Your task is to write out only the lines running from the line with "Convert this diagram to TikZ code." to the line with "sep=0pt, minimum height=18.5pt]", both ends kept, with no images.

● **Records to use**
* START *

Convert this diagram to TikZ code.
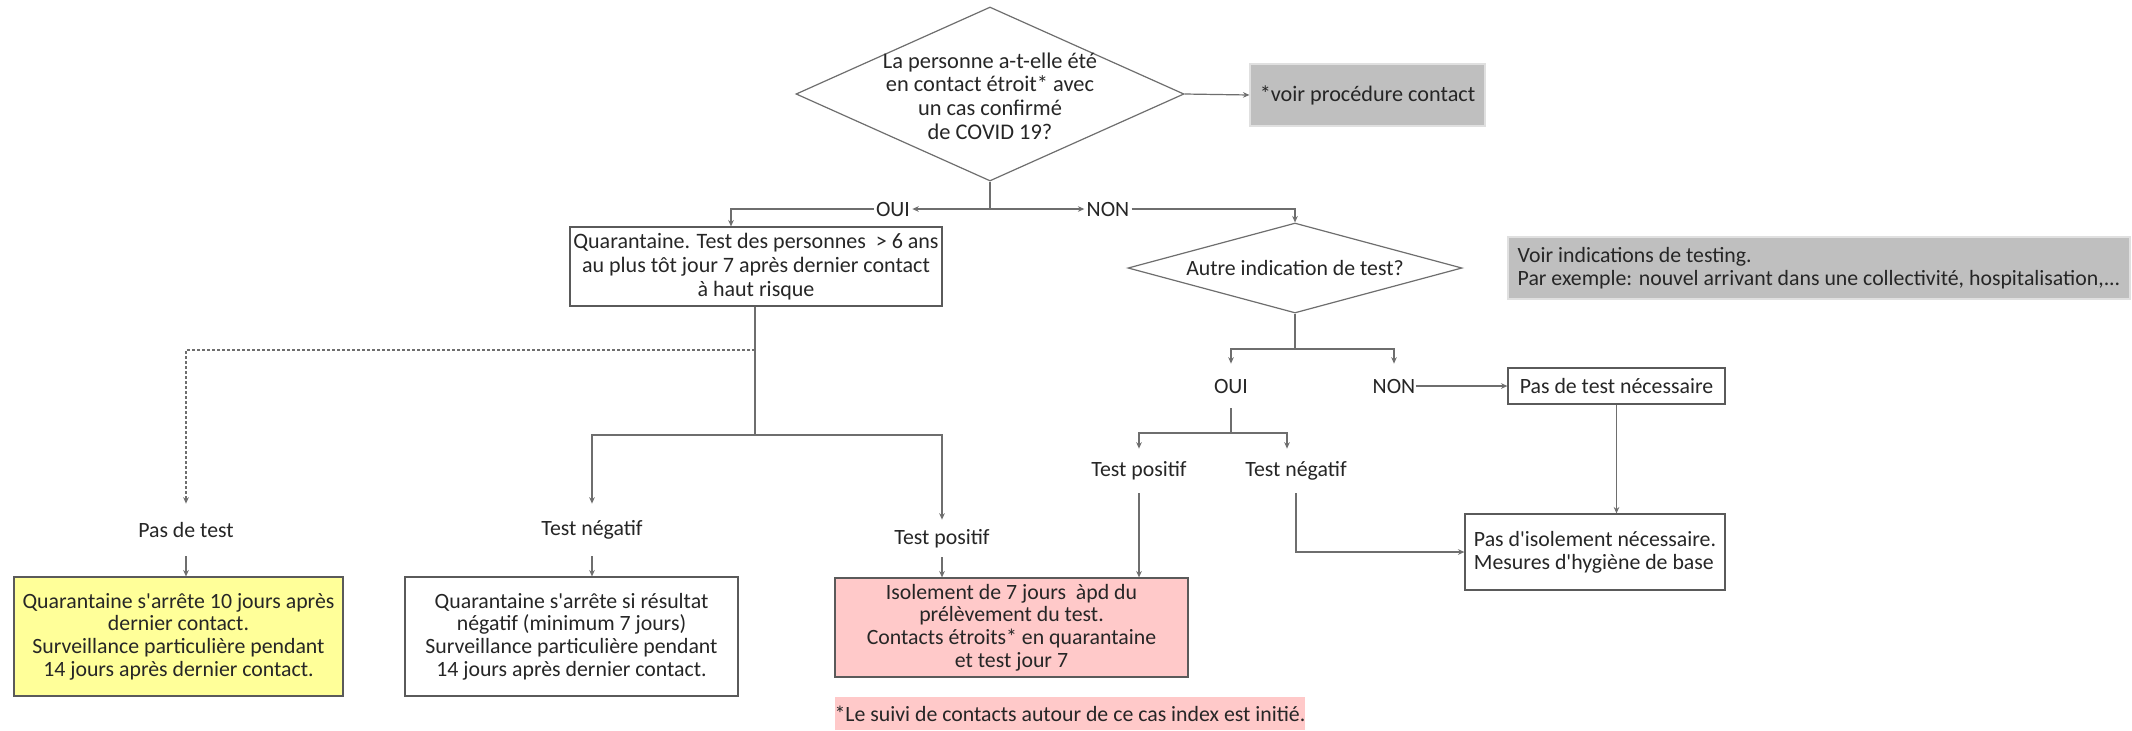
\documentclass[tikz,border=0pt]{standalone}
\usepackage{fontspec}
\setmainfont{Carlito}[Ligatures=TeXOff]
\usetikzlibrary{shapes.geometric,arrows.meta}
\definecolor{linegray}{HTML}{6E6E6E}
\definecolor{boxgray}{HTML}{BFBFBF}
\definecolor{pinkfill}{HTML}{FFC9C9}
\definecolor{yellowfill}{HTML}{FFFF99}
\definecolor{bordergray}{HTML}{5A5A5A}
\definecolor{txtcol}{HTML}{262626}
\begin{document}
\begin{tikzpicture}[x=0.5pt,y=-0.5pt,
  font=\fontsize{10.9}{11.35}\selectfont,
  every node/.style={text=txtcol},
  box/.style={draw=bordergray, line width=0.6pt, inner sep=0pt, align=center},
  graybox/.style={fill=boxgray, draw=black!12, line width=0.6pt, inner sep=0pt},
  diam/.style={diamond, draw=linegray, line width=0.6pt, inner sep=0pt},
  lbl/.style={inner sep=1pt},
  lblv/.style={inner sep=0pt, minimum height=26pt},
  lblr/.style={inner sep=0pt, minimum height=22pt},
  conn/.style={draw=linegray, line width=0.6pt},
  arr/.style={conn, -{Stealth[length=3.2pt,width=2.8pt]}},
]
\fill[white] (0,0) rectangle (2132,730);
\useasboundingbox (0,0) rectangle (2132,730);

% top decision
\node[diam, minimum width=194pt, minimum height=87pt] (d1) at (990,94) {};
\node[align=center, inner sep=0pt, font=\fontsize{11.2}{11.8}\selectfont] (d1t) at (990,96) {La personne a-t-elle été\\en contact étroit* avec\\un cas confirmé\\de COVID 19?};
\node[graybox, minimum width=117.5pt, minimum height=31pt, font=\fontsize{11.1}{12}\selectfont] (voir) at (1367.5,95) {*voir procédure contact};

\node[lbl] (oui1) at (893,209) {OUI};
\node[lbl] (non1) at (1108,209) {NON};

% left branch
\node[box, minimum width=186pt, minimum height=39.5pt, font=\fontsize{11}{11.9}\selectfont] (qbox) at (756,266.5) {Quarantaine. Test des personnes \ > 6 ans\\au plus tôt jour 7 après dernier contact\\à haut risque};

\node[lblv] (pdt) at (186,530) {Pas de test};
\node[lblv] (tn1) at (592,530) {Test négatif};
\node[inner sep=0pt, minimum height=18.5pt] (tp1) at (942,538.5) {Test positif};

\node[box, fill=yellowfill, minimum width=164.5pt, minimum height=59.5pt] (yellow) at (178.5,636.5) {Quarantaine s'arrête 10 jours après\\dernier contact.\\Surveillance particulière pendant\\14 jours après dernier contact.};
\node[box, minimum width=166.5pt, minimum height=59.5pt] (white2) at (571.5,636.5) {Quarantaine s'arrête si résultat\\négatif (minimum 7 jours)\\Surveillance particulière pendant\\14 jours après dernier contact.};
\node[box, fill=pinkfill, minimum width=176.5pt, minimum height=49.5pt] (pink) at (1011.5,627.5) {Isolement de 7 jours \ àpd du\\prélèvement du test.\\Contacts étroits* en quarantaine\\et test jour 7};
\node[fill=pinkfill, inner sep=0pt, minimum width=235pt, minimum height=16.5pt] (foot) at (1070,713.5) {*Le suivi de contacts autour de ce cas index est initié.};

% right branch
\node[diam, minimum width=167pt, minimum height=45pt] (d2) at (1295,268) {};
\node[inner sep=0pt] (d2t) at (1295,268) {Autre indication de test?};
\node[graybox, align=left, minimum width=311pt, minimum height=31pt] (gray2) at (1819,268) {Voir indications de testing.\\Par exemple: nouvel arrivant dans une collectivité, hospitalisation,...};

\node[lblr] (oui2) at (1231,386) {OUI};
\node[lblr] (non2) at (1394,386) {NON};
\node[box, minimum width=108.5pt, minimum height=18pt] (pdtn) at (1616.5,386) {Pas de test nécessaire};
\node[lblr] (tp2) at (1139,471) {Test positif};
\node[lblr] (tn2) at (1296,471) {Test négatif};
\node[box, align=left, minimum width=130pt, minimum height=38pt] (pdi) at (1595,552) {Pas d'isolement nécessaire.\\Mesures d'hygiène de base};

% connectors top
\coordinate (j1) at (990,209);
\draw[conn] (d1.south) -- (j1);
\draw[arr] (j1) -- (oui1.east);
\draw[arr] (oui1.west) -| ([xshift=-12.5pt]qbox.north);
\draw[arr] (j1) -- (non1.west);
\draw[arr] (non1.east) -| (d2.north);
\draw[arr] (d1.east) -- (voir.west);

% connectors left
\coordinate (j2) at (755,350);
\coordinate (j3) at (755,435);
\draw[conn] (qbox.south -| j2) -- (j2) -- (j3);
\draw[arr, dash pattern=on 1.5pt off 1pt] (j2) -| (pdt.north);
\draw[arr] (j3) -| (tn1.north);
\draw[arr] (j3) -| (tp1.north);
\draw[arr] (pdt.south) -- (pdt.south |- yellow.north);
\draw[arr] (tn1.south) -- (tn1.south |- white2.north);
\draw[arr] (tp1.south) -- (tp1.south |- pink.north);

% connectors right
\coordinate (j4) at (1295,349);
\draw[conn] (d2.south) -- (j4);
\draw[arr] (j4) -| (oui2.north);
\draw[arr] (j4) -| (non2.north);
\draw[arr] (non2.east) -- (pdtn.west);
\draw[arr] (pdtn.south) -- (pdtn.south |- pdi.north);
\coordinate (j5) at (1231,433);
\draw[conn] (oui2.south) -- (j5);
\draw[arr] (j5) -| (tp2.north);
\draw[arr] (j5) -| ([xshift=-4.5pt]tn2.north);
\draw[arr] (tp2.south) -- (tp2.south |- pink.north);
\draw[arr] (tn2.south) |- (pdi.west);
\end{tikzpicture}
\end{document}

* END *
* START *

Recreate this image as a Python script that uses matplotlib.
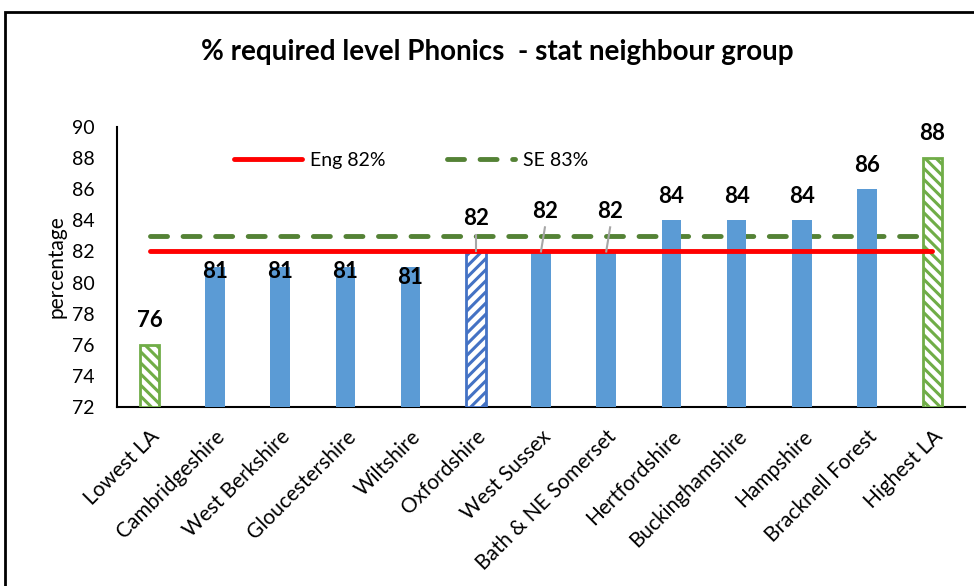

* END *

● **Response to this exercise**
Convert this diagram to TikZ code.
\documentclass[tikz,border=0pt]{standalone}
\usepackage{fontspec}
\setmainfont{Carlito}[Ligatures=TeXOff]
\usetikzlibrary{shapes.geometric,arrows.meta}
\definecolor{linegray}{HTML}{6E6E6E}
\definecolor{boxgray}{HTML}{BFBFBF}
\definecolor{pinkfill}{HTML}{FFC9C9}
\definecolor{yellowfill}{HTML}{FFFF99}
\definecolor{bordergray}{HTML}{5A5A5A}
\definecolor{txtcol}{HTML}{262626}
\begin{document}
\begin{tikzpicture}[x=0.5pt,y=-0.5pt,
  font=\fontsize{10.9}{11.35}\selectfont,
  every node/.style={text=txtcol},
  box/.style={draw=bordergray, line width=0.6pt, inner sep=0pt, align=center},
  graybox/.style={fill=boxgray, draw=black!12, line width=0.6pt, inner sep=0pt},
  diam/.style={diamond, draw=linegray, line width=0.6pt, inner sep=0pt},
  lbl/.style={inner sep=1pt},
  lblv/.style={inner sep=0pt, minimum height=26pt},
  lblr/.style={inner sep=0pt, minimum height=22pt},
  conn/.style={draw=linegray, line width=0.6pt},
  arr/.style={conn, -{Stealth[length=3.2pt,width=2.8pt]}},
]
\fill[white] (0,0) rectangle (2132,730);
\useasboundingbox (0,0) rectangle (2132,730);

% top decision
\node[diam, minimum width=194pt, minimum height=87pt] (d1) at (990,94) {};
\node[align=center, inner sep=0pt, font=\fontsize{11.2}{11.8}\selectfont] (d1t) at (990,96) {La personne a-t-elle été\\en contact étroit* avec\\un cas confirmé\\de COVID 19?};
\node[graybox, minimum width=117.5pt, minimum height=31pt, font=\fontsize{11.1}{12}\selectfont] (voir) at (1367.5,95) {*voir procédure contact};

\node[lbl] (oui1) at (893,209) {OUI};
\node[lbl] (non1) at (1108,209) {NON};

% left branch
\node[box, minimum width=186pt, minimum height=39.5pt, font=\fontsize{11}{11.9}\selectfont] (qbox) at (756,266.5) {Quarantaine. Test des personnes \ > 6 ans\\au plus tôt jour 7 après dernier contact\\à haut risque};

\node[lblv] (pdt) at (186,530) {Pas de test};
\node[lblv] (tn1) at (592,530) {Test négatif};
\node[inner sep=0pt, minimum height=18.5pt] (tp1) at (942,538.5) {Test positif};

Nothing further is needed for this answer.